[Data extracted from a collection]

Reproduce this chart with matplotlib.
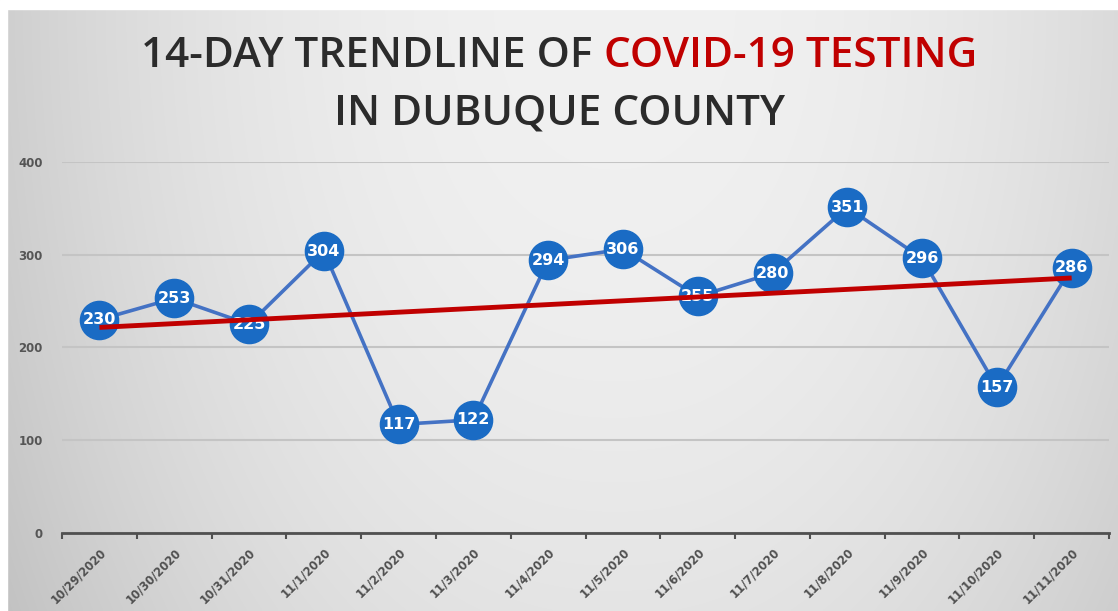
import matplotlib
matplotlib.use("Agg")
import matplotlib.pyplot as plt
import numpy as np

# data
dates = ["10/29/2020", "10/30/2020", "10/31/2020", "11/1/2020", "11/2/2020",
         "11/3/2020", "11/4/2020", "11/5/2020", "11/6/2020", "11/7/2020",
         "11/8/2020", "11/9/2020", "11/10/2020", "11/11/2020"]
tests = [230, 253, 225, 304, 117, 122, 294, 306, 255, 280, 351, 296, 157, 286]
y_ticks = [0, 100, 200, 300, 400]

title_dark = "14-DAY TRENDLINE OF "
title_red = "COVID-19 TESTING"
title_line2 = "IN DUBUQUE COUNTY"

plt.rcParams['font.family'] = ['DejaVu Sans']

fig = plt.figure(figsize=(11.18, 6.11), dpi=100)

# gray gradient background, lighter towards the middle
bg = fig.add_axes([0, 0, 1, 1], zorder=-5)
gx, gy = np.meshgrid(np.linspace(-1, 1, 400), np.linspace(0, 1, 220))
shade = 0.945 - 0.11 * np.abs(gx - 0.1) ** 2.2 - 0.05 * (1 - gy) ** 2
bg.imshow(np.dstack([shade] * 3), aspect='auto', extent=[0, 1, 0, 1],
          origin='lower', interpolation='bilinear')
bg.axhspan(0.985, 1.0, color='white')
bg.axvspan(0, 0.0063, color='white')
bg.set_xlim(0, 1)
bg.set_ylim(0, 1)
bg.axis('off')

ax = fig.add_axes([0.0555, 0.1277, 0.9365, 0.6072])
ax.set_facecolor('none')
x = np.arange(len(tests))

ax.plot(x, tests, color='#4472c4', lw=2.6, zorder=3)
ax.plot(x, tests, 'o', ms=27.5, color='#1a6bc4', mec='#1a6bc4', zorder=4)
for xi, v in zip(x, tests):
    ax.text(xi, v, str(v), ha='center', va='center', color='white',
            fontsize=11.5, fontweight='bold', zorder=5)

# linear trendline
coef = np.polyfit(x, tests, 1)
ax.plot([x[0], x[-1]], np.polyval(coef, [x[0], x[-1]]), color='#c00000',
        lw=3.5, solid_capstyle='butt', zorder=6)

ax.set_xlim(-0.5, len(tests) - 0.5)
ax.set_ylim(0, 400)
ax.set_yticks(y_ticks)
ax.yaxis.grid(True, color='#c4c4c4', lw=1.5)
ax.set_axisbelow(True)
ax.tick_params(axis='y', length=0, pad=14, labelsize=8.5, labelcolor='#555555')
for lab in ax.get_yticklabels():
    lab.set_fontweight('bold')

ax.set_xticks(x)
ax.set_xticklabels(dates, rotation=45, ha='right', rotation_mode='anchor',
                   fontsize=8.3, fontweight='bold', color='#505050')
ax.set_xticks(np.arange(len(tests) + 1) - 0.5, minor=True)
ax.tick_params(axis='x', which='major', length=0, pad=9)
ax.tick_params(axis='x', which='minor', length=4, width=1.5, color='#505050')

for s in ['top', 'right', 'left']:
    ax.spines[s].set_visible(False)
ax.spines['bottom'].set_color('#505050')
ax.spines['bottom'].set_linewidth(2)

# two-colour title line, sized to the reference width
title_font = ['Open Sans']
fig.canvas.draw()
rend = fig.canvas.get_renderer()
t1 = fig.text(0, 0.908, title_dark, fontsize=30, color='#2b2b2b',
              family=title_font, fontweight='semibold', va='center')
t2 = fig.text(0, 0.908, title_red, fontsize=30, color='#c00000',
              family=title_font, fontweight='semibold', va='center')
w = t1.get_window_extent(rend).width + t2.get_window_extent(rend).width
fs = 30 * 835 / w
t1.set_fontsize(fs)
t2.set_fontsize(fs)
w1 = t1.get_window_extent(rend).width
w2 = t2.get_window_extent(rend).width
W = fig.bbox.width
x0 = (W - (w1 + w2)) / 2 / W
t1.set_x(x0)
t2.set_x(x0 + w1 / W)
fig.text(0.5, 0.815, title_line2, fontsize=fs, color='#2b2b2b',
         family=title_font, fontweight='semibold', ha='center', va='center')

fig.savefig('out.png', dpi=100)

---

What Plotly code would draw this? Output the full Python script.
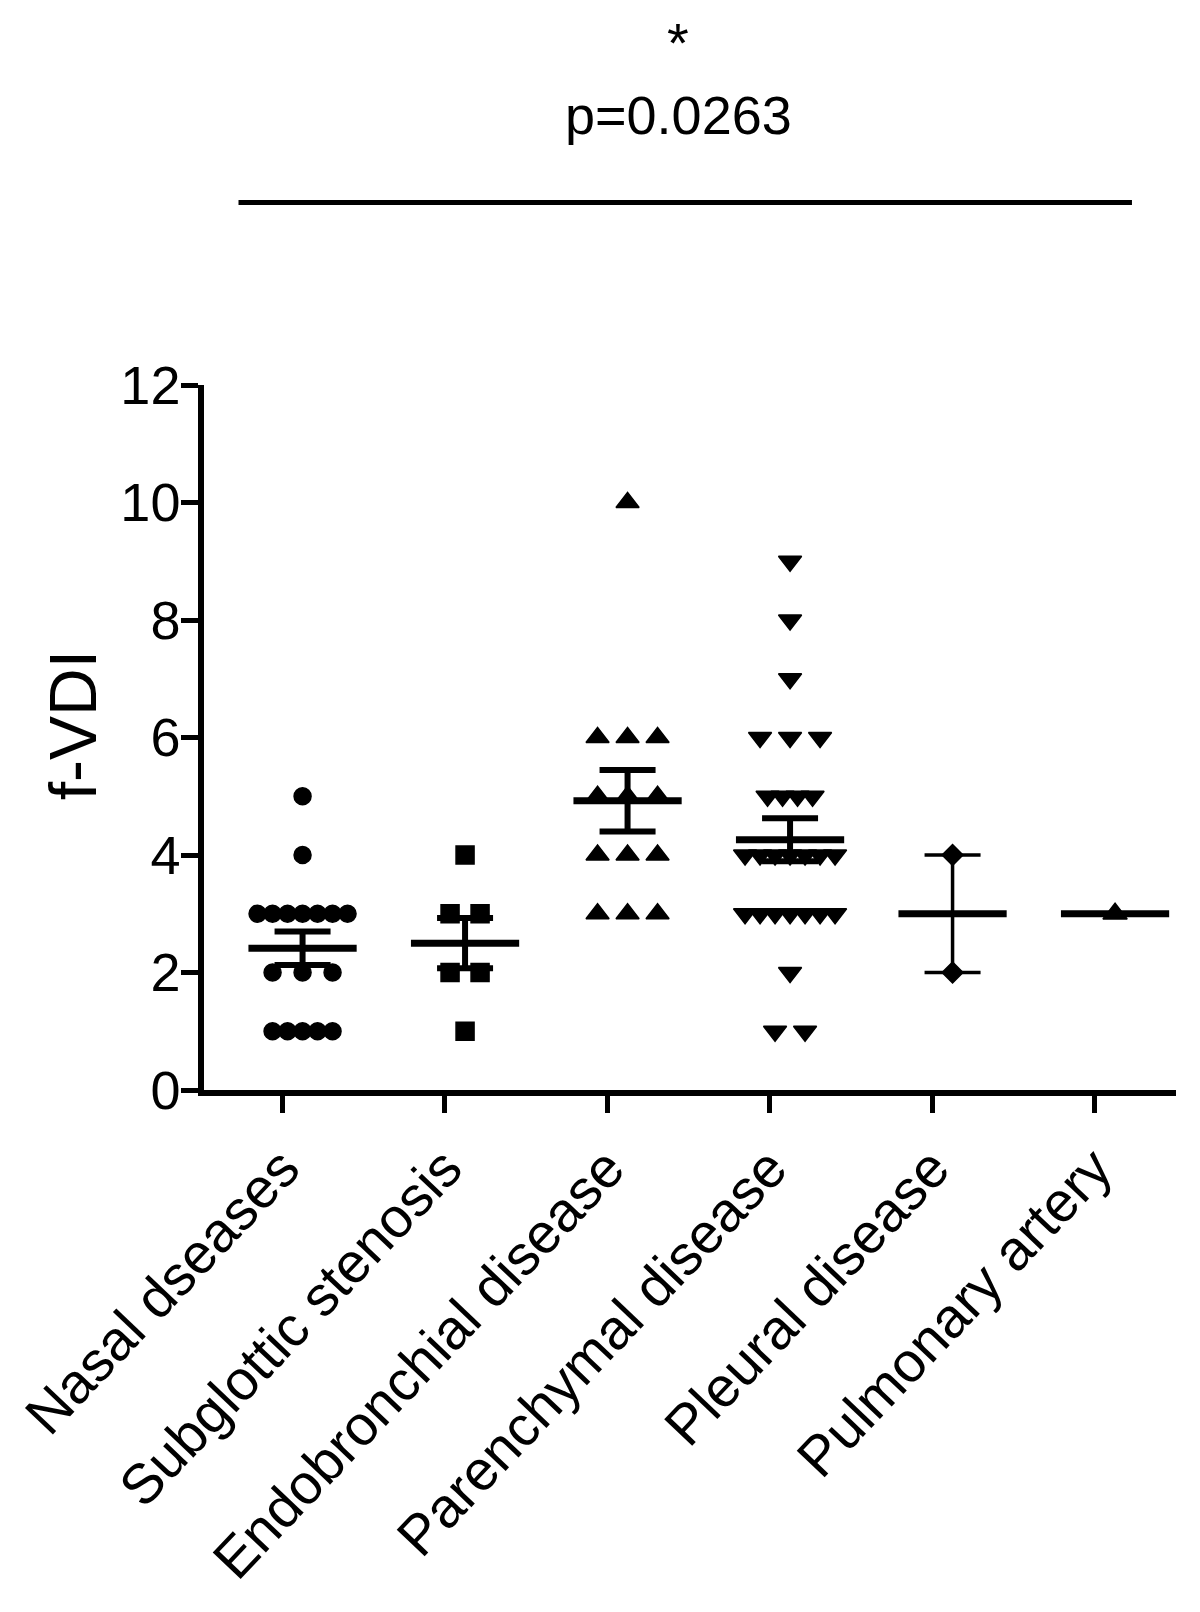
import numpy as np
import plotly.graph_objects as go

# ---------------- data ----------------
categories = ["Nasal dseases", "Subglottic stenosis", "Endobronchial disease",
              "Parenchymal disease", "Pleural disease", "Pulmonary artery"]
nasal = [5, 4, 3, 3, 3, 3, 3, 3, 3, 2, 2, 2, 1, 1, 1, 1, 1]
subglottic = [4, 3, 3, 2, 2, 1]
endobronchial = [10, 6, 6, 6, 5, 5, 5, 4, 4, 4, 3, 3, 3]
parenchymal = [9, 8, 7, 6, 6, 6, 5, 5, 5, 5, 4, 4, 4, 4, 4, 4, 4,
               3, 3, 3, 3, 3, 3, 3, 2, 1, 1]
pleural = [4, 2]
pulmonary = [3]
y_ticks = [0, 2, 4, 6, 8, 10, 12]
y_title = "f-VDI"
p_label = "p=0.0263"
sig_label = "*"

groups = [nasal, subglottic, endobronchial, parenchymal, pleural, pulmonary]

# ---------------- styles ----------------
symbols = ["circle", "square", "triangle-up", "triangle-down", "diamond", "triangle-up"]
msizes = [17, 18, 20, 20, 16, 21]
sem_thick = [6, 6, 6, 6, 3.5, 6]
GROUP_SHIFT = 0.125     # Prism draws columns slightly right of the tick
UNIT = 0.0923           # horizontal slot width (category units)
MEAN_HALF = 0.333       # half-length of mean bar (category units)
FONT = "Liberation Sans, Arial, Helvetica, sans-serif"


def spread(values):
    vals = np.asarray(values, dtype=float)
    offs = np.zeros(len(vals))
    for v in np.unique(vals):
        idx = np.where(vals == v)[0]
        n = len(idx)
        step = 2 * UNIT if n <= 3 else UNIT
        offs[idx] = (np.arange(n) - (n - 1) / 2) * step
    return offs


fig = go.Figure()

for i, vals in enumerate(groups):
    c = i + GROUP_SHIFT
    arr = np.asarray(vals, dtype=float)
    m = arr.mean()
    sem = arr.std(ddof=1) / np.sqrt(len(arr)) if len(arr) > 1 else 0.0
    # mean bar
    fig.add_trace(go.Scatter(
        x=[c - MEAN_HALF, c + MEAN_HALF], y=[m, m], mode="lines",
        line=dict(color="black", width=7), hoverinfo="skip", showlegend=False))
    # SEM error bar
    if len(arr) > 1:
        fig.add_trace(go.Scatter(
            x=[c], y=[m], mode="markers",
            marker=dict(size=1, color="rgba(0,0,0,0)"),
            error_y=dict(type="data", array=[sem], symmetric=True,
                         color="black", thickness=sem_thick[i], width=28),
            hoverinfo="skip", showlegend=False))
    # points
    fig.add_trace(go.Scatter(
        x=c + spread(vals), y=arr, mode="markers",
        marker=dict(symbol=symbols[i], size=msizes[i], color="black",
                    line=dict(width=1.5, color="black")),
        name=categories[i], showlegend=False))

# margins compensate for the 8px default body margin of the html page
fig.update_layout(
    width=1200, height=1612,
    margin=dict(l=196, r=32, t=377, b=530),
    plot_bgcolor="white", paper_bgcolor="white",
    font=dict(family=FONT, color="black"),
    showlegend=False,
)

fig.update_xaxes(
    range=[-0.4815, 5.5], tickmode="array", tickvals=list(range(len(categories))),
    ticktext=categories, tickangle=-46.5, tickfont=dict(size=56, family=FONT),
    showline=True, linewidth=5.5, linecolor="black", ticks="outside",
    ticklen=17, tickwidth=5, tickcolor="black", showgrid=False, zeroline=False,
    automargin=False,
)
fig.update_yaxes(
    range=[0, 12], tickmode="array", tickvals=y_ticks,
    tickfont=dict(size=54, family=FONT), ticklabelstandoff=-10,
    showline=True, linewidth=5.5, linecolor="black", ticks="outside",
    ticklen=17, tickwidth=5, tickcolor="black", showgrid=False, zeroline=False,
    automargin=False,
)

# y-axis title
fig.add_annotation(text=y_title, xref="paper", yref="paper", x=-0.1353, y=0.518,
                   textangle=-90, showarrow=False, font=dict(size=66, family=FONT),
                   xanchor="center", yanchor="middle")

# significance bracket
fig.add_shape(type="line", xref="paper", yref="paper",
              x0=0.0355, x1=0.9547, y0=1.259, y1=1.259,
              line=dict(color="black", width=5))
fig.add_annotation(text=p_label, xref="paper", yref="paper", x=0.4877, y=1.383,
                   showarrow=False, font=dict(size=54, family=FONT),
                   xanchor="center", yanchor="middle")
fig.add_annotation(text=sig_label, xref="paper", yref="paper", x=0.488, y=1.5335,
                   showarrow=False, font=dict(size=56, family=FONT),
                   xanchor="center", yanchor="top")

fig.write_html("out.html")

...

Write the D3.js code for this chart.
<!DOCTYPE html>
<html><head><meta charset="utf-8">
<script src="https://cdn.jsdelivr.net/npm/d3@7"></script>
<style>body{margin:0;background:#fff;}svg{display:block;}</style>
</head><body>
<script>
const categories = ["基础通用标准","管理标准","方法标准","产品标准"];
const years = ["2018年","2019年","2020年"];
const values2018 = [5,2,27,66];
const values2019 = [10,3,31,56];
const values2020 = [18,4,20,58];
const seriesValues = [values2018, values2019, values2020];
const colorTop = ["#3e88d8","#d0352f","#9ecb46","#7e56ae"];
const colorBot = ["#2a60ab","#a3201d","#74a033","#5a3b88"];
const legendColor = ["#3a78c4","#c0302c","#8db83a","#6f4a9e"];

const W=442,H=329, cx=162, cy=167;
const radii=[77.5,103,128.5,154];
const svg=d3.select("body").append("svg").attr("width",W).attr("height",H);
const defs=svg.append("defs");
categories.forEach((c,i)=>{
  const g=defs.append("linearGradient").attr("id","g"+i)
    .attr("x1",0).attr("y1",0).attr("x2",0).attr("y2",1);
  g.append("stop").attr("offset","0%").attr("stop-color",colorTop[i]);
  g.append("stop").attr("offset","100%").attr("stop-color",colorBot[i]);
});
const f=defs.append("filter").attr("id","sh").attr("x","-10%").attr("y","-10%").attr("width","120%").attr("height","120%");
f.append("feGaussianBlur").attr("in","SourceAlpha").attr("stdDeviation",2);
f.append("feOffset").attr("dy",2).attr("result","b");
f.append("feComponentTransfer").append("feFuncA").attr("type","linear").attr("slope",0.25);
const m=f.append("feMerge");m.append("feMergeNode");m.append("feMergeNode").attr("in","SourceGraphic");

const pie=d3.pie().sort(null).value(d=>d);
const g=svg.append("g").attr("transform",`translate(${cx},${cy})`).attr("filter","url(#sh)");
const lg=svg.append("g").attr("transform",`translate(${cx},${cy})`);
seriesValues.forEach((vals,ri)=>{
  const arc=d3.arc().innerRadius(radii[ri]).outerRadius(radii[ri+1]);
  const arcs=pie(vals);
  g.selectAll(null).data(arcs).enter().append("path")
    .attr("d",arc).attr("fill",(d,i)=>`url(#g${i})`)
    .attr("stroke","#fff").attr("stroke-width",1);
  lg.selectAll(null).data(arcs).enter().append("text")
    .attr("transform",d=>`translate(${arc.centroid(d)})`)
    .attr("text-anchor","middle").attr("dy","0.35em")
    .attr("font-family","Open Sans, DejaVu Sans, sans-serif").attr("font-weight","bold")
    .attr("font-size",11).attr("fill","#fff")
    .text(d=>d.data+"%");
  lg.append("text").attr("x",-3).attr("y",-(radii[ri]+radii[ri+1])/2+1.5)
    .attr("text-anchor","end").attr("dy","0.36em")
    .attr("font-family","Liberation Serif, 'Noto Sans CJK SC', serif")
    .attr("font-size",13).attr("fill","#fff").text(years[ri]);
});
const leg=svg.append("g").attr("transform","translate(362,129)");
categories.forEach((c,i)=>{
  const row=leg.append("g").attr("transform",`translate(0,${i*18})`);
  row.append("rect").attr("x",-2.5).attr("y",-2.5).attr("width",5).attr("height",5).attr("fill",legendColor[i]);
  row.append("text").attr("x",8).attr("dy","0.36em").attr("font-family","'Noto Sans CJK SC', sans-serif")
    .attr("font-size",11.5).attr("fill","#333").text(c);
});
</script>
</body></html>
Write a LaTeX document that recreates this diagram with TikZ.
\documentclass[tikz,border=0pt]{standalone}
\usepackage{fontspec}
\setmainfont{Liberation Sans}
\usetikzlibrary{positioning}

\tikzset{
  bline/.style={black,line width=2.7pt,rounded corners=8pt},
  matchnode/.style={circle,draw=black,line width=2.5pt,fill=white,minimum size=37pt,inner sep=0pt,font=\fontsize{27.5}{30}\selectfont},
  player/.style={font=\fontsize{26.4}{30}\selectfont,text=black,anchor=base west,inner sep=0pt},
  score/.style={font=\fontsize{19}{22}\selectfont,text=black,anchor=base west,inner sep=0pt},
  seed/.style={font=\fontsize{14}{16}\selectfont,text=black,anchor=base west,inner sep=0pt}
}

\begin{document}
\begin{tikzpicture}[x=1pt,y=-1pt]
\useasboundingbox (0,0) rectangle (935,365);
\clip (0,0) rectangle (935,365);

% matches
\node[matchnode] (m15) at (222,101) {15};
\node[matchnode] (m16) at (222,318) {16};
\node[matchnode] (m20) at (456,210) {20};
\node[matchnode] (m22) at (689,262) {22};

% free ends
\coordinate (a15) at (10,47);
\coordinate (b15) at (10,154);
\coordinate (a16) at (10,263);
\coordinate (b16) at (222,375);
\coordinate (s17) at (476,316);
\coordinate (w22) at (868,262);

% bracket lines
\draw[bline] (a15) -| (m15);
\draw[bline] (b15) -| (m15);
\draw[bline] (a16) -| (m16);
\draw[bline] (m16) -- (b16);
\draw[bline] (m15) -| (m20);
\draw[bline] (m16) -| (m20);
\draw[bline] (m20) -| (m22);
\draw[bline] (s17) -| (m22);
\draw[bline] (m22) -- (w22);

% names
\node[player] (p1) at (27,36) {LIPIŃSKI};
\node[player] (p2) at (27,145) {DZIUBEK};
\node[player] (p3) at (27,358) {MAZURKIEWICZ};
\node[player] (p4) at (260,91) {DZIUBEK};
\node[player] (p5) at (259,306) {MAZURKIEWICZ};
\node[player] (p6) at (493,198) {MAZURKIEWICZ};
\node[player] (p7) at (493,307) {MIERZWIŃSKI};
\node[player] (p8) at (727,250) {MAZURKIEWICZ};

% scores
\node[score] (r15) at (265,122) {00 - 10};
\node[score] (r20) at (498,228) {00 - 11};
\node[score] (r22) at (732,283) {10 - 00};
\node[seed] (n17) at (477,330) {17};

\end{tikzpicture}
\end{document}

§ **WHAT IS REQUIRED**
Scan the material above for the word "script". Copy each line where it occurs.

§ **EXERCISE SOLUTION**
What Plotly code would draw this? Output the full Python script.
<script src="https://cdn.jsdelivr.net/npm/d3@7"></script>
<script>
</script>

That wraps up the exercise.